Why not rather…?

Sometimes the Bible teaches the most counter-intuitive things. We would all agree that justice is important, right? So, why does it seem that Paul teaches Christians to allow themselves to be wronged and cheated?

In 1 Corinthians 6, Paul addresses an issue in Corinth where Christians are taking their spiritual brothers and sisters to court. This might not sound like the worst thing anyone could do, especially if they are justified in doing so, but Paul thinks it’s a pretty low thing to do. In fact, he says, “how dare you take another to court before the unrighteous!” (1 Cor. 6:1).

Let’s take a look at two reasons he is so upset about this.

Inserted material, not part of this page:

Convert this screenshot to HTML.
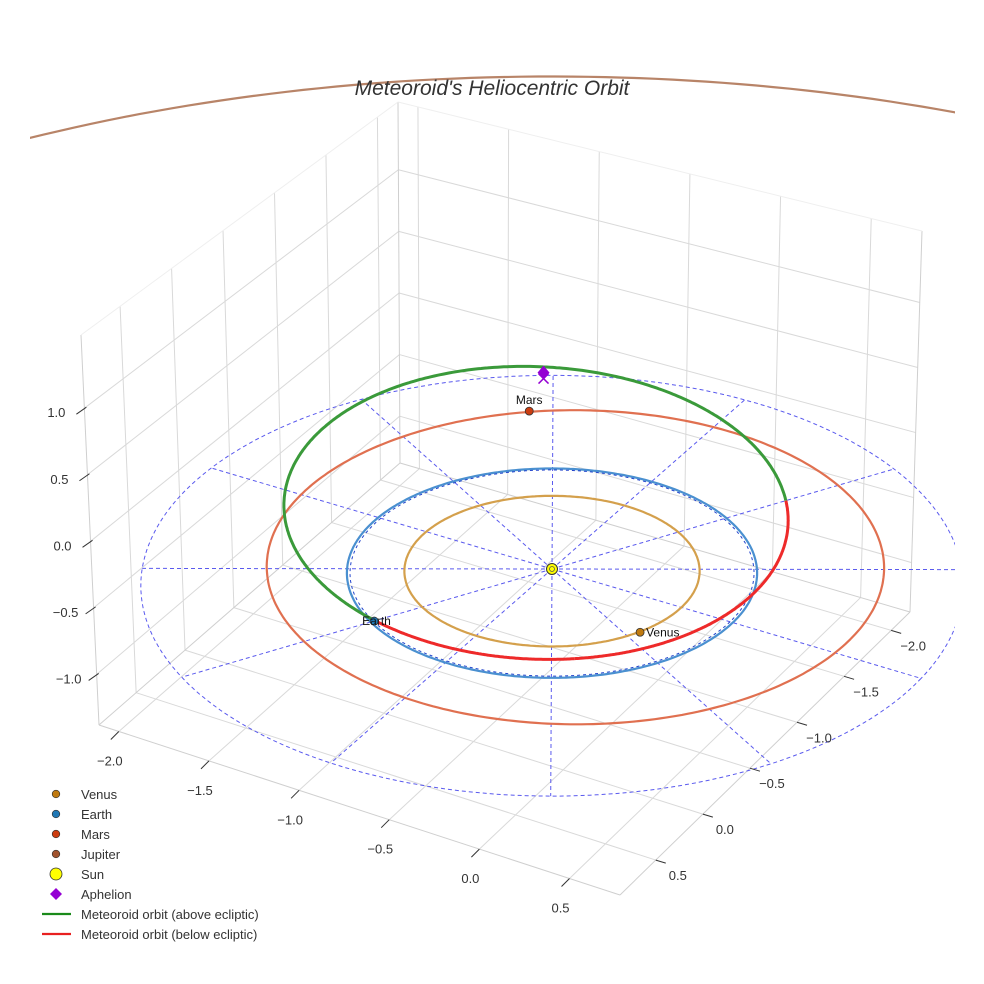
<!DOCTYPE html>
<html><head><meta charset="utf-8">
<style>
html,body{margin:0;padding:0;background:#fff;width:984px;height:984px;overflow:hidden;}
svg{display:block;font-family:"Liberation Sans",sans-serif;}
</style></head>
<body>
<svg id="chart" width="984" height="984" viewBox="0 0 984 984" xmlns="http://www.w3.org/2000/svg">
<defs><clipPath id="sceneclip"><rect x="30" y="0" width="925" height="984"/></clipPath></defs>
<rect x="0" y="0" width="984" height="984" fill="#fff"/>
<g id="box"></g>
<g id="data" clip-path="url(#sceneclip)"></g>
<g id="ticks"></g>
<text x="492" y="95" text-anchor="middle" font-size="21" font-style="italic" fill="#333">Meteoroid's Heliocentric Orbit</text>
<g id="legend"></g>
</svg>
<script>
// ---- data ----
const xTicks = [-2.0, -1.5, -1.0, -0.5, 0.0, 0.5];
const yTicks = [-2.0, -1.5, -1.0, -0.5, 0.0, 0.5];
const zTicks = [-1.0, -0.5, 0.0, 0.5, 1.0];
const xTickLabels = ["\u22122.0","\u22121.5","\u22121.0","\u22120.5","0.0","0.5"];
const yTickLabels = ["\u22122.0","\u22121.5","\u22121.0","\u22120.5","0.0","0.5"];
const zTickLabels = ["\u22121.0","\u22120.5","0.0","0.5","1.0"];
const axisRangeX = [-2.11, 0.78];
const axisRangeY = [-2.2, 0.88];
const axisRangeZ = [-1.38, 1.55];
const planetNames = ["Venus","Earth","Mars","Jupiter"];
const orbitRadii = [0.72, 1.0, 1.51, 5.8];
const orbitCenterX = [0, 0, 0.045, 0];
const orbitCenterY = [0, 0, -0.15, 0];
const planetX = [0.66, -0.49, -0.91];
const planetY = [0.30, 0.85, -1.33];
const referenceRadius = [2.0];
const spokeAnglesDeg = [0,30,60,90,120,150,180,210,240,270,300,330];
// meteoroid orbital elements
const meteoroidA = [1.39];
const meteoroidE = [0.43];
const meteoroidIncDeg = [3];
const meteoroidNodeDeg = [120];
const meteoroidPeriDeg = [52];   // longitude of perihelion
const aphelionPoint = [-1.04, -1.70, 0.03];

const NS = "http://www.w3.org/2000/svg";
function mk(tag, attrs, parent){const e=document.createElementNS(NS,tag);for(const k in attrs)e.setAttribute(k,attrs[k]);parent.appendChild(e);return e;}

// ---- projection for data ----
const CX=552, CY=569, S=206, EL=0.51, SZ=125, K=0.04;
function proj(X,Y,Z){
  const a=0.86*X-0.5*Y, w=0.5*X+0.86*Y;
  const f=1/(1-K*w);
  return [CX+f*S*a, CY+f*(S*EL*w - SZ*Z)];
}
function pathFrom(pts){return pts.map((p,i)=>(i?'L':'M')+p[0].toFixed(1)+' '+p[1].toFixed(1)).join(' ');}

// ---- box ----
const box=document.getElementById('box');
const Lc=[99,725],Fc=[620,895],Rc=[910,612],Bc=[400,463];
const LT=[81,335],BT=[398,102],RT=[922,231];
function lerp(p,q,t){return [p[0]+(q[0]-p[0])*t,p[1]+(q[1]-p[1])*t];}
function floorPt(x,y){
  const u=(x-axisRangeX[0])/(axisRangeX[1]-axisRangeX[0]);
  const v=(axisRangeY[1]-y)/(axisRangeY[1]-axisRangeY[0]);
  return lerp(lerp(Lc,Fc,u),lerp(Bc,Rc,u),v);
}
function zt(z){return (z-axisRangeZ[0])/(axisRangeZ[1]-axisRangeZ[0]);}
function line(p,q,stroke,w,parent,name){
  const e=mk('line',{x1:p[0],y1:p[1],x2:q[0],y2:q[1],stroke:stroke,'stroke-width':w},parent);
  
  
  return e;
}
const GC="#d9d9d9";
xTicks.forEach(x=>{line(floorPt(x,axisRangeY[1]),floorPt(x,axisRangeY[0]),GC,1,box,'floor-grid-x');});
yTicks.forEach(y=>{line(floorPt(axisRangeX[0],y),floorPt(axisRangeX[1],y),GC,1,box,'floor-grid-y');});
yTicks.forEach(y=>{const v=(axisRangeY[1]-y)/(axisRangeY[1]-axisRangeY[0]);line(lerp(Lc,Bc,v),lerp(LT,BT,v),GC,1,box,'left-wall-grid-y');});
zTicks.forEach(z=>{const t=zt(z);line(lerp(Lc,LT,t),lerp(Bc,BT,t),GC,1,box,'left-wall-grid-z');});
xTicks.forEach(x=>{const u=(x-axisRangeX[0])/(axisRangeX[1]-axisRangeX[0]);line(lerp(Bc,Rc,u),lerp(BT,RT,u),GC,1,box,'right-wall-grid-x');});
zTicks.forEach(z=>{const t=zt(z);line(lerp(Bc,BT,t),lerp(Rc,RT,t),GC,1,box,'right-wall-grid-z');});
const EC="#cfcfcf";
[[Lc,Fc],[Fc,Rc],[Lc,Bc],[Bc,Rc],[Lc,LT],[Bc,BT],[Rc,RT]].forEach(p=>line(p[0],p[1],EC,1,box,'box-edge'));
[[LT,BT],[BT,RT]].forEach(p=>line(p[0],p[1],"#efefef",1,box,'box-top-edge'));

// ---- ticks ----
const tk=document.getElementById('ticks');
function label(x,y,txt,name,anchor){
  const t=mk('text',{x:x,y:y,'font-size':13,fill:'#333','text-anchor':anchor||'middle'},tk);
  t.textContent=txt;
  
  
}
xTicks.forEach((x,i)=>{const p=floorPt(x,axisRangeY[1]);line(p,[p[0]-8,p[1]+8],'#333',1,tk,'x-tick');label(p[0]-9,p[1]+34,xTickLabels[i],'x-tick-label');});
yTicks.forEach((y,i)=>{const p=floorPt(axisRangeX[1],y);line(p,[p[0]+10,p[1]+3],'#333',1,tk,'y-tick');label(p[0]+22,p[1]+20,yTickLabels[i],'y-tick-label');});
zTicks.forEach((z,i)=>{const p=lerp(Lc,LT,zt(z));line([p[0]-8,p[1]+6],[p[0]+2,p[1]-1],'#333',1,tk,'z-tick');label(p[0]-28,p[1]+9,zTickLabels[i],'z-tick-label');});

// ---- data ----
const dg=document.getElementById('data');
function circlePts(r,cx,cy){const pts=[];for(let k=0;k<=360;k++){const a=k*Math.PI/180;pts.push(proj((cx||0)+r*Math.cos(a),(cy||0)+r*Math.sin(a),0));}return pts;}
function addPath(d,attrs,name){
  const e=mk('path',Object.assign({d:d,fill:'none'},attrs),dg);
  
  
  return e;
}
addPath(pathFrom(circlePts(referenceRadius[0])),{stroke:'#5a5aee','stroke-width':1,'stroke-dasharray':'4 3'},'reference-circle');
spokeAnglesDeg.forEach(a=>{const r=a*Math.PI/180;const R=referenceRadius[0];addPath(pathFrom([proj(0,0,0),proj(R*Math.cos(r),R*Math.sin(r),0)]),{stroke:'#5a5aee','stroke-width':1,'stroke-dasharray':'4 3'},'reference-spoke');});
const orbitColors=['#d4a04c','#4a90d0','#e07050','#b88468'];
const orbitNames=['venus-orbit','earth-orbit','mars-orbit','jupiter-orbit'];
orbitRadii.forEach((r,i)=>{addPath(pathFrom(circlePts(r,orbitCenterX[i],orbitCenterY[i])),{stroke:orbitColors[i],'stroke-width':2.2},orbitNames[i]);});
addPath(pathFrom(circlePts(0.985)),{stroke:'#2244cc','stroke-width':1,'stroke-dasharray':'3 3'},'earth-orbit-reference');
(function(){
  const a=meteoroidA[0],e=meteoroidE[0],inc=meteoroidIncDeg[0]*Math.PI/180,node=meteoroidNodeDeg[0]*Math.PI/180,peri=meteoroidPeriDeg[0]*Math.PI/180;
  const p=a*(1-e*e);
  let seg=[],segs=[],cur=null;
  for(let k=0;k<=720;k++){
    const nu=k*Math.PI/360;
    const r=p/(1+e*Math.cos(nu));
    const ang=peri+nu;
    const z=r*Math.sin(ang-node)*Math.sin(inc);
    const pt=proj(r*Math.cos(ang),r*Math.sin(ang),z);
    const above=z>=0;
    if(cur===null)cur=above;
    if(above!==cur){seg.push(pt);segs.push([cur,seg]);seg=[pt];cur=above;}
    else seg.push(pt);
  }
  segs.push([cur,seg]);
  segs.forEach(s=>{addPath(pathFrom(s[1]),{stroke:s[0]?'#3a9a3a':'#ee2a2a','stroke-width':3},s[0]?'meteoroid-orbit-above':'meteoroid-orbit-below');});
})();
const planetColors=['#c07a10','#1f77b4','#cc3d10'];
for(let i=0;i<planetX.length;i++){
  const q=proj(planetX[i],planetY[i],0);
  const c=mk('circle',{cx:q[0],cy:q[1],r:4,fill:planetColors[i],stroke:'#333','stroke-width':0.8},dg);
  
  
  const t=mk('text',{'font-size':12,fill:'#111'},dg);
  t.textContent=planetNames[i];
  if(i===2){t.setAttribute('x',q[0]);t.setAttribute('y',q[1]-7);t.setAttribute('text-anchor','middle');}
  else if(i===1){t.setAttribute('x',q[0]-12);t.setAttribute('y',q[1]+4);}
  else{t.setAttribute('x',q[0]+6);t.setAttribute('y',q[1]+4);}
  
  
}
(function(){const q=proj(0,0,0);
  const s=mk('circle',{cx:q[0],cy:q[1],r:5.5,fill:'#ffff00',stroke:'#333','stroke-width':1},dg);
  
  
  const s2=mk('circle',{cx:q[0],cy:q[1],r:2.5,fill:'none',stroke:'#555','stroke-width':0.8},dg);
  
  
})();
(function(){const q=proj(aphelionPoint[0],aphelionPoint[1],aphelionPoint[2]);
  const x=mk('path',{d:`M${q[0]-5} ${q[1]+1} L${q[0]+5} ${q[1]+11} M${q[0]+5} ${q[1]+1} L${q[0]-5} ${q[1]+11}`,stroke:'#9400d3','stroke-width':1.5,fill:'none'},dg);
  
  
  const d=mk('path',{d:`M${q[0]} ${q[1]-7} L${q[0]+6} ${q[1]} L${q[0]} ${q[1]+7} L${q[0]-6} ${q[1]} Z`,fill:'#9400d3'},dg);
  
  
})();

const lg=document.getElementById('legend');
const legendLabels=['Venus','Earth','Mars','Jupiter','Sun','Aphelion','Meteoroid orbit (above ecliptic)','Meteoroid orbit (below ecliptic)'];
const legendColors=['#c07a10','#1f77b4','#cc3d10','#a0522d','#ffff00','#9400d3','#1a8a1a','#e82020'];
legendLabels.forEach((lab,i)=>{
  const y=794+i*20;
  const g=mk('g',{},lg);
  
  
  if(i<4){mk('circle',{cx:56,cy:y,r:3.8,fill:legendColors[i],stroke:'#333','stroke-width':0.7},g);}
  else if(i===4){mk('circle',{cx:56,cy:y,r:6,fill:legendColors[i],stroke:'#333','stroke-width':0.8},g);}
  else if(i===5){mk('path',{d:`M56 ${y-6} L62 ${y} L56 ${y+6} L50 ${y} Z`,fill:legendColors[i]},g);}
  else{mk('line',{x1:42,y1:y,x2:71,y2:y,stroke:legendColors[i],'stroke-width':2.2},g);}
  const t=mk('text',{x:81,y:y+5,'font-size':13,fill:'#333'},g);
  t.textContent=lab;
});
</script>
</body></html>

First, he is upset that Christians would seek justice from secular people before trying to work things out with spiritual people. Paul shows that the position of a believer is an elevated one: believers have the Spirit of God inside of them, which helps them make wise decisions. Unbelievers, on the other hand, do not. Thus, a situation like this should be handled inside the church among Spirit-filled arbitrators. With the help of the Spirit of God, believers can be reconciled and peace can be kept in the church.

Second, he is upset that believers would take their brothers and sisters to court at all. Paul is frustrated here because he knows the pain and struggle of the Christian life. When he thinks back to how Jesus lived, Paul recalled his humility, unjust suffering, and unfathomable grace. Paul, himself suffered wrongly at the hands of evil men and concluded that suffering for the sake of Christ was better than justice for himself. Thus, Paul concludes that it is better for a Christian to be “wronged” and “cheated” (6:7) rather than seeking the gratification of restoration in this lifetime.

In helping his readers think through these things, Paul points them to eternity. Paul knows that sinners will not inherit the kingdom of God but that saints will! With future glory in mind, Paul encourages believers to overlook the faults, failings, and foreclosures of others, keeping in mind both the cross of Christ and his future return.

If you find yourself with a “dispute against another” believer (6:1), go to them and discuss it. If they don’t help you resolve it, involve other believers from the church. If you are right about the wrong and a communal confrontation doesn’t help, two biblical options remain: forgive them and forget the debt, or break fellowship with them and allow the Lord to do his restorative work.

Even though it doesn’t make sense or it feels like you are losing, pursuing peace until the Lord returns is better for everyone.